** start Provided data **
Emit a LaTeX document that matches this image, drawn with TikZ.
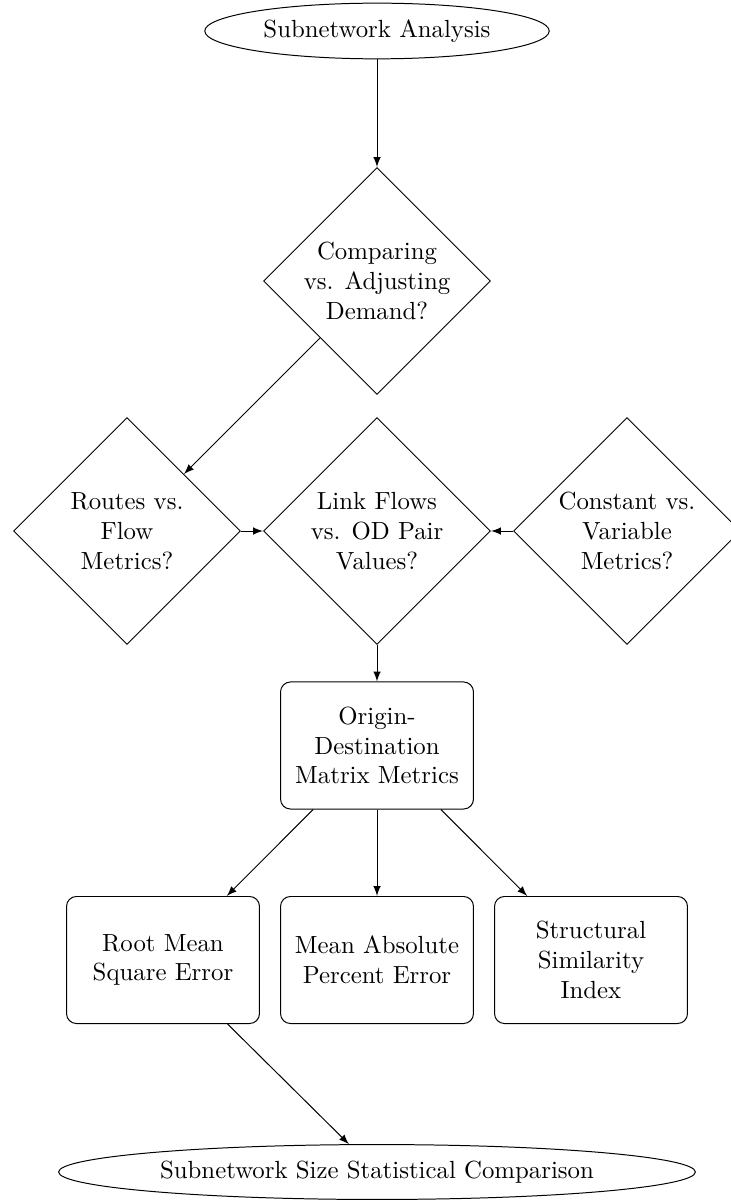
\documentclass[tikz,border=0pt]{standalone}
\usetikzlibrary{shapes.geometric,arrows}
\begin{document}
\begin{tikzpicture}[x=0.4032pt,y=-0.4032pt,
  terminal/.style={ellipse,draw,align=center},
  decision/.style={diamond,draw,align=center,inner sep=0pt,
    minimum width=91.5pt,minimum height=91.5pt},
  process/.style={rectangle,rounded corners,draw,align=center,
    minimum width=77.8pt,minimum height=1.8cm},
  link/.style={-latex,thin}]
\useasboundingbox (0,0) rectangle (730,1201);

% terminals
\node[terminal] (start) at (377,31) {Subnetwork Analysis};
\node[terminal] (final) at (377,1172) {Subnetwork Size Statistical Comparison};

% decisions
\node[decision] (q1) at (377,281) {Comparing\\vs. Adjusting\\Demand?};
\node[decision] (routes) at (127,531) {Routes vs.\\Flow\\Metrics?};
\node[decision] (links) at (377,531) {Link Flows\\vs. OD Pair\\Values?};
\node[decision] (const) at (627,531) {Constant vs.\\Variable\\Metrics?};

% processes
\node[process] (od) at (377,745.5) {Origin-\\Destination\\Matrix Metrics};
\node[process] (rmse) at (163,960) {Root Mean\\Square Error};
\node[process] (mape) at (377,960) {Mean Absolute\\Percent Error};
\node[process] (ssim) at (591,960) {Structural\\Similarity\\Index};

% connectors
\draw[link] (start) -- (q1);
\draw[link] (q1) -- (routes);
\draw[link] (routes) -- (links);
\draw[link] (const) -- (links);
\draw[link] (links) -- (od);
\draw[link] (od) -- (rmse);
\draw[link] (od) -- (mape);
\draw[link] (od) -- (ssim);
\draw[link] (rmse) -- (final);
\end{tikzpicture}
\end{document}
** end Provided data **
- Stated exercise
Return all of the data exactly as written, and drop the pictures.

- Finished answer
Emit a LaTeX document that matches this image, drawn with TikZ.
\documentclass[tikz,border=0pt]{standalone}
\usetikzlibrary{shapes.geometric,arrows}
\begin{document}
\begin{tikzpicture}[x=0.4032pt,y=-0.4032pt,
  terminal/.style={ellipse,draw,align=center},
  decision/.style={diamond,draw,align=center,inner sep=0pt,
    minimum width=91.5pt,minimum height=91.5pt},
  process/.style={rectangle,rounded corners,draw,align=center,
    minimum width=77.8pt,minimum height=1.8cm},
  link/.style={-latex,thin}]
\useasboundingbox (0,0) rectangle (730,1201);

% terminals
\node[terminal] (start) at (377,31) {Subnetwork Analysis};
\node[terminal] (final) at (377,1172) {Subnetwork Size Statistical Comparison};

% decisions
\node[decision] (q1) at (377,281) {Comparing\\vs. Adjusting\\Demand?};
\node[decision] (routes) at (127,531) {Routes vs.\\Flow\\Metrics?};
\node[decision] (links) at (377,531) {Link Flows\\vs. OD Pair\\Values?};
\node[decision] (const) at (627,531) {Constant vs.\\Variable\\Metrics?};

% processes
\node[process] (od) at (377,745.5) {Origin-\\Destination\\Matrix Metrics};
\node[process] (rmse) at (163,960) {Root Mean\\Square Error};
\node[process] (mape) at (377,960) {Mean Absolute\\Percent Error};
\node[process] (ssim) at (591,960) {Structural\\Similarity\\Index};

% connectors
\draw[link] (start) -- (q1);
\draw[link] (q1) -- (routes);
\draw[link] (routes) -- (links);
\draw[link] (const) -- (links);
\draw[link] (links) -- (od);
\draw[link] (od) -- (rmse);
\draw[link] (od) -- (mape);
\draw[link] (od) -- (ssim);
\draw[link] (rmse) -- (final);
\end{tikzpicture}
\end{document}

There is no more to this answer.